従業員の引越しにおいては、企業側でさまざまな費用のサポートを行うケースがあります。しかし、その範囲や条件が明確でない場合、従業員との間でトラブルが生じやすくなります。
▼一般的に企業側で補助する費用の例
- 引越し会社の利用料金
- 引越しする際の交通費・宿泊費
- 借上社宅に入居する場合の敷金・礼金 など
また、従業員に単身赴任をさせる場合には、単身赴任手当を支給するケースもあります。単身赴任手当の内容についても法令に定めがないため、トラブルを避けるには就業規則で明確化しておくことが欠かせません。
▼単身赴任に関する手当の例
手当の内容 |
概要 |
支給方法 |
単身赴任手当 |
赴任先での生活費を補助するための手当 |
定例払い |
住宅手当 (または単身寮・社宅) |
赴任先での住居に関する手当・支援 |
定例払い |
帰省手当 |
帰省にかかる交通費を補助するための手当 |
一時払い |
転勤準備金 (支度金) |
引越しや物件の契約、家具・家電の購入などにかかる費用を補助するための手当 |
一時払い |
引越し費用の負担や借上社宅の初期費用、単身赴任手当についてはこちらの記事で詳しく解説しています。併せてご確認ください。
新卒入社の引越し費用は会社負担? 入社をサポートする福利厚生とは
見積書や領収書の提出を依頼する
企業側で引越し費用の補助を行う場合は、見積書や領収書を従業員に提出してもらうようにします。
見積書・領収書を提出してもらうことで、会社側の負担が過度に大きくなることを防ぎやすくなります。また、領収書は経費を生産するときにも必要となります。
火災保険や地震保険への加入を促す
従業員の引越し時には、火災保険や地震保険への加入を促します。火災保険や地震保険に加入しておくと、いざというときに従業員の生活の立て直しが図りやすくなります。

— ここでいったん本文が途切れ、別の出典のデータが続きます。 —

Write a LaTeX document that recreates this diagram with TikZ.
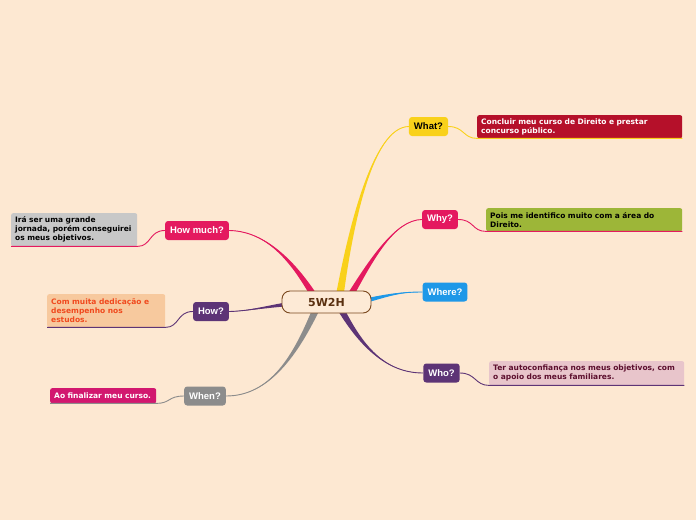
\documentclass[tikz,border=0pt]{standalone}
\usepackage{fontspec}
\newfontfamily\nodefont{Liberation Sans}
\newfontfamily\leaffont{DejaVu Sans}
\usetikzlibrary{calc}
\pgfdeclarelayer{bgl}
\pgfdeclarelayer{lines}
\pgfsetlayers{bgl,lines,main}
\definecolor{bgc}{RGB}{253,232,210}
\definecolor{yellowc}{RGB}{249,209,27}
\definecolor{pinkc}{RGB}{228,25,95}
\definecolor{bluec}{RGB}{30,152,232}
\definecolor{purplec}{RGB}{93,52,118}
\definecolor{grayc}{RGB}{140,140,140}
\definecolor{darkredc}{RGB}{181,16,42}
\definecolor{olivec}{RGB}{157,182,56}
\definecolor{lpinkc}{RGB}{232,197,203}
\definecolor{lgrayc}{RGB}{200,200,200}
\definecolor{peachc}{RGB}{247,201,158}
\definecolor{magentac}{RGB}{210,23,111}
\definecolor{orangetext}{RGB}{240,74,30}
\definecolor{maroontext}{RGB}{92,15,46}
\definecolor{brownc}{RGB}{122,72,30}
\definecolor{browntext}{RGB}{90,48,16}
\definecolor{centerfill}{RGB}{253,234,214}
\tikzset{
  topic/.style={rounded corners=3pt, minimum height=19pt, inner xsep=5pt, inner ysep=0pt,
    font=\nodefont\bfseries\fontsize{9.5}{11}\selectfont, text=white},
  central/.style={draw=brownc, line width=0.9pt, fill=centerfill, rounded corners=8pt,
    minimum width=89pt, minimum height=22pt, font=\leaffont\bfseries\fontsize{11}{13}\selectfont, text=browntext},
  leaf/.style={rounded corners=2pt, inner xsep=4pt, inner ysep=2pt, align=left, anchor=north west,
    font=\leaffont\bfseries\fontsize{7.5}{9}\selectfont},
  leafline/.style={line width=0.9pt},
}
% color, start offset from c, control1, control2, end, half-width vector
\newcommand\mybranch[6]{%
  \fill[#1] ($(c)+(#2)+(#6)$) .. controls ($(#3)+0.5*(#6)$) and (#4) .. (#5)
     .. controls (#4) and ($(#3)-0.5*(#6)$) .. ($(c)+(#2)-(#6)$) -- cycle;
  \draw[#1, line width=0.9pt] ($(c)+(#2)$) .. controls (#3) and (#4) .. (#5);}
\begin{document}
\begin{tikzpicture}[x=1pt,y=-1pt]
\begin{pgfonlayer}{bgl}
\fill[bgc] (0,0) rectangle (696,520);
\end{pgfonlayer}
\useasboundingbox (0,0) rectangle (696,520);

\node[central] (c) at (326.5,302) {5W2H};

\node[topic, fill=yellowc, text=black] (what) at (428.5,126.5) {What?};
\node[topic, fill=pinkc] (why) at (440,219.5) {Why?};
\node[topic, fill=bluec] (where) at (445,292) {Where?};
\node[topic, fill=purplec] (who) at (441.5,373) {Who?};
\node[topic, fill=pinkc] (hm) at (197,230.5) {How much?};
\node[topic, fill=purplec] (how) at (211,311.5) {How?};
\node[topic, fill=grayc] (when) at (205,396) {When?};

\node[leaf, fill=darkredc, text=white, text width=197pt, minimum height=23pt] (whatL) at (477,115)
  {Concluir meu curso de Direito e prestar\\concurso público.};
\node[leaf, fill=olivec, text=black, text width=188pt, minimum height=23pt] (whyL) at (486,208)
  {Pois me identifico muito com a área do\\Direito.};
\node[leaf, fill=lpinkc, text=maroontext, text width=187pt, minimum height=24pt] (whoL) at (489,361)
  {Ter autoconfiança nos meus objetivos, com\\o apoio dos meus familiares.};
\node[leaf, fill=lgrayc, text=black, text width=118pt, minimum height=33pt] (hmL) at (11,213)
  {Irá ser uma grande\\jornada, porém conseguirei\\os meus objetivos.};
\node[leaf, fill=peachc, text=orangetext, text width=110pt, minimum height=33pt] (howL) at (47,294)
  {Com muita dedicação e\\desempenho nos\\estudos.};
\node[leaf, fill=magentac, text=white, text width=98pt, minimum height=15pt] (whenL) at (50,388)
  {Ao finalizar meu curso.};

\begin{pgfonlayer}{lines}
\mybranch{yellowc}{12.5,-2}{350,230}{372,127}{what.west}{4,0}
\mybranch{pinkc}{20,0}{372,258}{395,220}{why.west}{4,0}
\mybranch{bluec}{34,0}{392,294}{402,292}{where.west}{0,2.5}
\mybranch{purplec}{12,3}{360,345}{385,373}{who.west}{4,0}
\mybranch{pinkc}{-10,-2}{290,255}{262,231}{hm.east}{4,0}
\mybranch{purplec}{-28,1}{268,306}{250,311}{how.east}{0,2.5}
\mybranch{grayc}{-9,4}{296,355}{270,396}{when.east}{4,0}
\end{pgfonlayer}

\draw[yellowc, leafline] (what.east) .. controls +(16,0) and +(-14,0) .. (whatL.south west) -- (whatL.south east);
\draw[pinkc, leafline] (why.east) .. controls +(16,0) and +(-14,0) .. (whyL.south west) -- (whyL.south east);
\draw[purplec, leafline] (who.east) .. controls +(16,0) and +(-14,0) .. (whoL.south west) -- (whoL.south east);
\draw[pinkc, leafline] (hm.west) .. controls +(-16,0) and +(14,0) .. (hmL.south east) -- (hmL.south west);
\draw[purplec, leafline] (how.west) .. controls +(-16,0) and +(14,0) .. (howL.south east) -- (howL.south west);
\draw[grayc, leafline] (when.west) .. controls +(-16,0) and +(14,0) .. (whenL.south east) -- (whenL.south west);
\end{tikzpicture}
\end{document}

また、従業員が借上社宅に入居する際には、企業側のリスクを抑えるためにも火災保険・地震保険が重要です。
社宅の火災保険においては企業加入のケースと個人加入のケースがあります。個人加入としたほうが企業側の費用負担は抑えやすい一方で、加入・更新忘れも生じやすくなります。火災保険に個人加入させる際には、特に企業側で注意することが欠かせません。
なお、社宅の火災保険についてはこちらの記事で詳しく解説しています。併せてご確認ください。
まとめ
この記事では、従業員の引越しについて以下の内容を解説しました。
- 従業員の引越し時に社内で行う手続き
- 従業員が引越しを行う際の注意点
従業員が引越しを行う際には、企業側でも保険や住民税に関する住所変更や労働者名簿の更新、通勤手当の再計算などさまざまな手続きが求められます。
また、従業員の引越しにおいては、企業側で引越し費用の負担や社宅の提供などさまざまなサポートを実施するケースがあります。
この際、補助する範囲の明確化や見積書・領収書の確認、火災保険・地震保険への加入促進などを行っておくと、あとでトラブルが生じることを防ぎやすくなります。